Discussion thread for new storage engine ideas

(cih.y2k) #21

I’m excited to see Redwood, I also love the design of Bw-tree for both in-memory and disk engine.

(David Scherer) #22

This may be a naive question, but one I haven’t seen addressed is: as a user, why would I want a new storage engine using these alternatives (RocksDB, LMDB, etc) instead of the existing ones, and what features would it offer me over using the existing engine? There are a lot of suggestions for adding different key/value engines onto FoundationDB in this thread, but there are no insights as to why they are good additions, or what gaps they fill, or excel at, that the current storage engine does suboptimally at.

This is in fact a great question. Some thoughts:

Redwood is exciting and hopefully will resolve some of the most important limitations of the existing storage engine. I hope that it will eventually become the default storage engine for most purposes. I’m sure we’ll learn more about its progress at the summit, but I suspect that long running read transactions may not be available in the first release of it, exactly because they will require changes to the interface between storage server and storage engine.

No single storage engine can do everything perfectly, so there will still be gaps, for example:

  • Write performance on spinning disks or other disk subsystems where random I/O is extremely expensive. Redwood, like the ssd2 engine, is optimized for solid state disks. If all or part of your data is big and cold, for cost reasons you might prefer to store it on a disk subsystem which has much worse random I/O performance. Something more toward the LSM-tree part of the design space, which does writes in huge blocks, would do great for this. Likewise, it should be possible to replicate data to (for example) one btree on SSD and two LSM trees on spinning disks, and direct all random reads to the btree, giving you the read performance of the btree and fault tolerance at little more than 1/3 the storage cost of having all replicas on btree

  • Performance with extremely small random writes. Again LSM trees have a theoretical advantage here. For example, if you have a frequently written table with many secondary indices, you might want to put the indices on an LSM storage engine.

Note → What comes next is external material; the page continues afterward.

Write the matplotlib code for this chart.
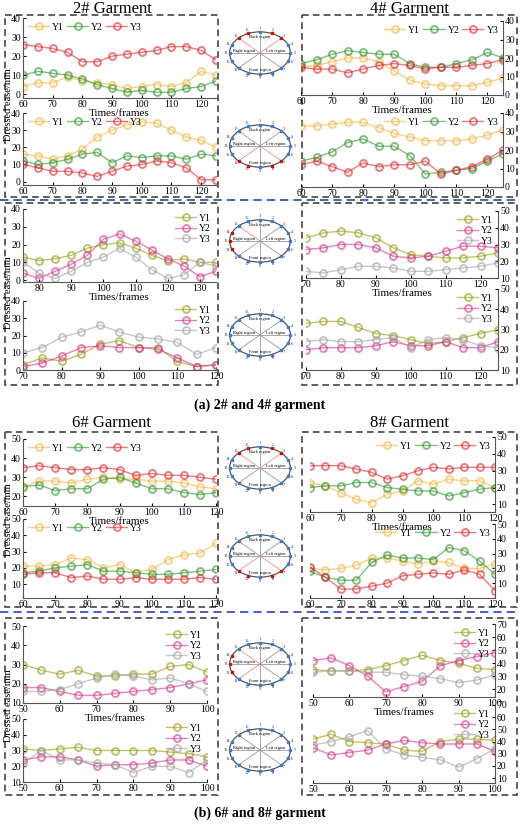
import numpy as np
import matplotlib
matplotlib.use("Agg")
import matplotlib.pyplot as plt
from matplotlib.patches import Rectangle, Ellipse

plt.rcParams['font.family'] = ['Liberation Serif', 'DejaVu Serif']

W, H = 520, 824
fig = plt.figure(figsize=(W/100, H/100), dpi=100)

def ax_px(x0, y0, x1, y1, **kw):
    return fig.add_axes([x0/W, 1-y1/H, (x1-x0)/W, (y1-y0)/H], **kw)

# ---------------- data ----------------
labels = ["Y1", "Y2", "Y3"]
col_a = ["#F2B540", "#2E962E", "#E0262C"]
col_b = ["#9A9A16", "#D8338A", "#A3A3A3"]

g2_top_x = np.arange(60, 126, 5)
g2_top = [[4,6,6,9,7,6,5,3,4,5,4,6,12,10],
          [10,12,11,10,8,5,3,1,2,1,1,3,4,7],
          [26,25,24,22,17,17,20,21,22,23,25,25,23,18]]
g2_bot = [[16,15,13,15,19,26,30,33,35,34,30,26,24,20],
          [12,10,11,13,16,17,11,15,14,15,15,13,16,15],
          [10,8,6,6,5,3,6,9,10,12,11,8,1,1]]
g4_top = [[15,16,18,20,20,18,13,8,6,5,5,5,7,9],
          [17,19,22,24,23,22,22,17,15,15,17,19,23,20],
          [15,14,14,12,14,16,17,16,14,15,15,16,17,19]]
g4_bot = [[33,33,34,35,35,32,29,27,25,25,25,26,28,31],
          [14,16,19,24,26,22,22,17,7,8,9,10,14,18],
          [12,14,11,8,13,11,12,12,14,7,9,11,15,20]]
g2b_top_x = np.arange(75, 136, 5)
g2b_top = [[13,11,12,14,18,20,21,18,14,11,12,10,10],
           [4,1,5,9,14,23,26,22,17,12,8,2,5],
           [10,4,1,5,10,13,18,13,6,1,3,10,8]]
g2b_bot_x = np.arange(70, 121, 5)
g2b_bot = [[3,7,5,9,15,17,13,13,5,2,3],
           [2,4,8,13,14,13,13,12,7,2,3],
           [10,13,19,22,26,22,19,18,16,9,13]]
g4b_x = np.arange(70, 126, 5)
g4b_top = [[34,37,38,37,34,28,24,23,22,22,23,25],
           [27,28,30,30,28,23,22,23,26,29,29,28],
           [14,13,15,17,17,16,14,14,15,16,17,19]]
g4b_bot = [[33,34,34,31,28,27,25,23,24,26,28,30],
           [20,21,21,21,22,24,22,22,24,21,21,24],
           [24,25,24,24,25,26,21,25,26,25,22,21]]
g6_x = np.arange(60, 121, 5)
g6_top = [[25,28,28,27,29,30,29,29,28,28,27,25,24],
          [25,26,23,24,24,29,30,27,24,24,22,21,22],
          [35,36,35,34,34,35,34,31,32,31,31,30,29]]
g6_bot = [[21,21,22,26,25,20,22,17,19,25,28,29,35],
          [17,18,20,21,22,18,18,17,16,16,17,18,19],
          [16,17,17,14,15,13,13,14,13,13,13,14,13]]
g8_top = [[23,21,17,13,11,16,18,24,22,25,24,24,20],
          [20,21,21,23,23,20,19,18,18,15,17,19,20],
          [33,33,33,31,29,25,27,30,32,31,32,32,32]]
g8_bot = [[20,19,20,22,27,27,25,23,25,24,20,20,23],
          [18,14,12,12,24,29,27,27,26,34,32,25,16],
          [21,14,6,6,8,10,15,16,17,16,19,16,5]]
g6b_x = np.arange(50, 101, 5)
g6b_top = [[30,27,25,27,24,24,25,25,29,30,26],
           [18,18,16,14,14,15,16,17,18,20,22],
           [16,16,17,20,23,25,24,22,23,20,16]]
g6b_bot = [[31,30,31,32,30,30,30,30,29,28,26],
           [24,26,26,24,20,21,21,22,24,24,20],
           [22,30,24,24,22,21,16,20,20,16,24]]
g8b_top = [[35,34,34,35,38,42,46,42,40,36,35],
           [42,44,38,30,18,22,26,38,42,45,48],
           [33,34,34,33,33,31,30,28,25,27,31]]
g8b_bot = [[42,46,40,39,38,33,32,40,42,42,41],
           [35,29,31,33,38,41,39,38,38,38,32],
           [37,40,44,49,34,29,27,25,19,26,34]]

# ---------------- helpers ----------------
def panel(box, x, ys, cols, xlim, ylim, yticks, right=False, leg='h', legloc='upper left', xlabel=False):
    ax = ax_px(*box)
    for y, c, l in zip(ys, cols, labels):
        ax.plot(x, y, '-', color=c, lw=1.0, alpha=0.6, marker='o', ms=5,
                mfc='none', mec=c, mew=1.4, label=l)
    ax.set_xlim(*xlim); ax.set_ylim(*ylim)
    ax.set_yticks(yticks)
    ax.set_xticks(np.arange(int(np.ceil(xlim[0]/10))*10, xlim[1]+1, 10))
    ax.patch.set_alpha(0)
    ax.spines['top'].set_visible(False)
    if right:
        ax.spines['left'].set_visible(False)
        ax.yaxis.tick_right()
    else:
        ax.spines['right'].set_visible(False)
    for s in ax.spines.values():
        s.set_color('#555555'); s.set_linewidth(0.8)
    ax.tick_params(labelsize=7, length=2, direction='in', pad=1.5)
    if leg == 'h':
        ax.legend(loc=legloc, ncol=3, fontsize=7, frameon=False, handlelength=2.2,
                  columnspacing=0.3, handletextpad=0.3, borderaxespad=0.1)
    else:
        ax.legend(loc=legloc, ncol=1, fontsize=7, frameon=False, handlelength=2.2,
                  handletextpad=0.3, labelspacing=0.15, borderaxespad=0.1)
    if xlabel:
        ax.set_xlabel("Times/frames", fontsize=8, labelpad=0)
    return ax

bg = fig.add_axes([0, 0, 1, 1]); bg.set_xlim(0, W); bg.set_ylim(H, 0); bg.axis('off')

def dbox(x0, y0, x1, y1):
    bg.add_patch(Rectangle((x0, y0), x1-x0, y1-y0, fill=False, ls=(0, (4, 2.5)), lw=1.2, ec='#444444'))

for b in [(5,15,218,197),(302,15,517,197),(5,203,218,385),(302,203,517,385),
          (5,432,218,607),(302,432,517,607),(5,618,218,795),(302,618,517,795)]:
    dbox(*b)
for yy in (200, 612):
    bg.plot([0, 520], [yy, yy], color='#2A3FC8', ls=(0, (5, 3)), lw=1.2)

for t, x, y in [("2# Garment", 112, 9), ("4# Garment", 410, 9), ("6# Garment", 112, 423), ("8# Garment", 410, 423)]:
    bg.text(x, y, t, ha='center', va='center', fontsize=12)
bg.text(260, 405, "(a) 2# and 4# garment", ha='center', va='center', fontsize=10, fontweight='bold')
bg.text(260, 813, "(b) 6# and 8# garment", ha='center', va='center', fontsize=10, fontweight='bold')
for y in (105, 293, 520, 706):
    bg.text(9, y, "Dressed ease/mm", rotation=90, ha='center', va='center', fontsize=7.5)

# ---------------- panels ----------------
panel((23,18,216,98), g2_top_x, g2_top, col_a, (60,125), (-2,40), range(0,41,10), xlabel=True)
panel((23,113,216,185), g2_top_x, g2_bot, col_a, (60,125), (-2,40), range(0,41,10))
panel((301,21,503,95), g2_top_x, g4_top, col_a, (60,125), (0,40), range(0,41,10), right=True, legloc='upper right', xlabel=True)
panel((301,113,503,187), g2_top_x, g4_bot, col_a, (60,125), (0,40), range(0,41,10), right=True, legloc='upper right')

panel((23,209,216,282), g2b_top_x, g2b_top, col_b, (75,135), (-1,40), range(0,41,10), leg='v', legloc='upper right', xlabel=True)
panel((23,301,216,370), g2b_bot_x, g2b_bot, col_b, (70,120), (0,40), range(0,41,10), leg='v', legloc='upper right')
panel((306,211,498,278), g4b_x, g4b_top, col_b, (70,125), (10,50), range(10,51,10), right=True, leg='v', legloc='upper right', xlabel=True)
panel((306,289,498,370), g4b_x, g4b_bot, col_b, (70,125), (10,50), range(10,51,10), right=True, leg='v', legloc='upper right')

panel((23,439,216,506), g6_x, g6_top, col_a, (60,120), (15,50), range(20,51,10), xlabel=True)
panel((23,519,216,598), g6_x, g6_bot, col_a, (60,120), (1.5,50), range(10,51,10))
panel((310,437,495,512), g6_x, g8_top, col_a, (60,120), (5.5,50), range(10,51,10), right=True, legloc='upper right', xlabel=True)
panel((310,524,495,598), g6_x, g8_bot, col_a, (60,120), (0,50), range(10,51,10), right=True, legloc='upper right')

panel((23,626,207,703), g6b_x, g6b_top, col_b, (50,100), (10,50), range(10,51,10), leg='v', legloc='upper right', xlabel=True)
panel((23,719,207,782), g6b_x, g6b_bot, col_b, (50,100), (10,50), range(10,51,10), leg='v', legloc='upper right')
panel((313,624,495,697), g6b_x, g8b_top, col_b, (50,100), (14,70), range(20,71,10), right=True, leg='v', legloc='upper right', xlabel=True)
panel((313,705,495,783), g6b_x, g8b_bot, col_b, (50,100), (6,70), range(10,71,10), right=True, leg='v', legloc='upper right')

# ---------------- ellipse diagrams ----------------
def ellipse_diag(cx, cy, red, pink):
    ax = ax_px(cx-40, cy-33, cx+40, cy+33)
    ax.set_xlim(-1.25, 1.25); ax.set_ylim(-1.03, 1.03); ax.axis('off')
    a, b = 0.95, 0.66
    ax.add_patch(Ellipse((0, 0), 2*a, 2*b, fill=False, ec='#555555', lw=0.9))
    ang = np.deg2rad(90 - np.arange(16)*22.5)
    px, py = a*np.cos(ang), b*np.sin(ang)
    for k in (0, 2, 4, 6, 8, 10, 12, 14):
        c = '#F08C8C' if (k+1) in pink else '#999999'
        ax.plot([0, px[k]], [0, py[k]], color=c, lw=0.6)
    for k in range(16):
        c = '#D01010' if (k+1) in red else '#3A7BD5'
        ax.plot(px[k], py[k], 's', ms=1.6, color=c)
        ax.text(1.13*px[k], 1.16*py[k], str(k+1), fontsize=3.2, ha='center', va='center', color='#333333')
    ax.text(0, 0.48, "Back region", fontsize=3.2, ha='center')
    ax.text(0, -0.55, "Front region", fontsize=3.2, ha='center')
    ax.text(-0.5, 0.03, "Right region", fontsize=3.2, ha='center')
    ax.text(0.5, 0.03, "Left region", fontsize=3.2, ha='center')

ellipse_diag(260, 53, [15, 16, 2, 3], [15, 3])
ellipse_diag(260, 146, [11, 10, 8, 7], [11, 7])
ellipse_diag(260, 241, [14, 13, 12], [15, 11])
ellipse_diag(260, 335, [], [])
ellipse_diag(260, 468, [15, 16, 2, 3], [15, 3])
ellipse_diag(260, 556, [11, 10, 8, 7], [11, 7])
ellipse_diag(260, 664, [14, 13, 12], [15, 11])
ellipse_diag(260, 750, [], [])

fig.savefig("out.png", dpi=100)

  • Space overhead of replication. If you store very big and cold data, you might not want to store multiple copies of it anywhere at all. There are various replication schemes based on error correction (RAID-5 is the simplest one; systems like S3 also work on this principle) that can achieve high fault tolerance levels with much less than 2x space overhead. They aren’t a great fit for typical “hot” database data, but if you want FoundationDB to be the only stateful system in your architecture, you want it to be able to do this.

  • Compression. Redwood will offer key prefix compression, but it’s possible for other technologies to compress data more aggressively.

  • Optimization for specific use cases. For example, if you want to use FoundationDB as a block storage device you will be storing lots of exactly 4KiB values with tiny keys, and you could imagine a storage engine which could store the values sector-aligned with no I/O overhead.

  • Optimization for things like Optane or NVRAM, or direct access to raw flash memory without a firmware flash translation layer

  • Ephemeral data. Maybe you know that certain key ranges are being used just for caching, and you don’t mind having them stored in RAM with no backing disk, instructing the database to simply clear any key ranges that are lost to failures. An in-memory variant of Redwood might be pretty good at this, but maybe you could do even better.

In general, having multiple storage engines becomes much more useful with the ability to assign different key ranges, and different replicas of a given key range, to different storage engine types. This core capability doesn’t exist yet, but should be relatively straightforward to add.



This storage engine looks promising

(seddonm1) #24

I’m looking forward to the Redwood Storage Engine PrefixTree (prefix “compression”) - it should help a lot with how I am looking to store data and compare with RocksDB. Looking forward to the video.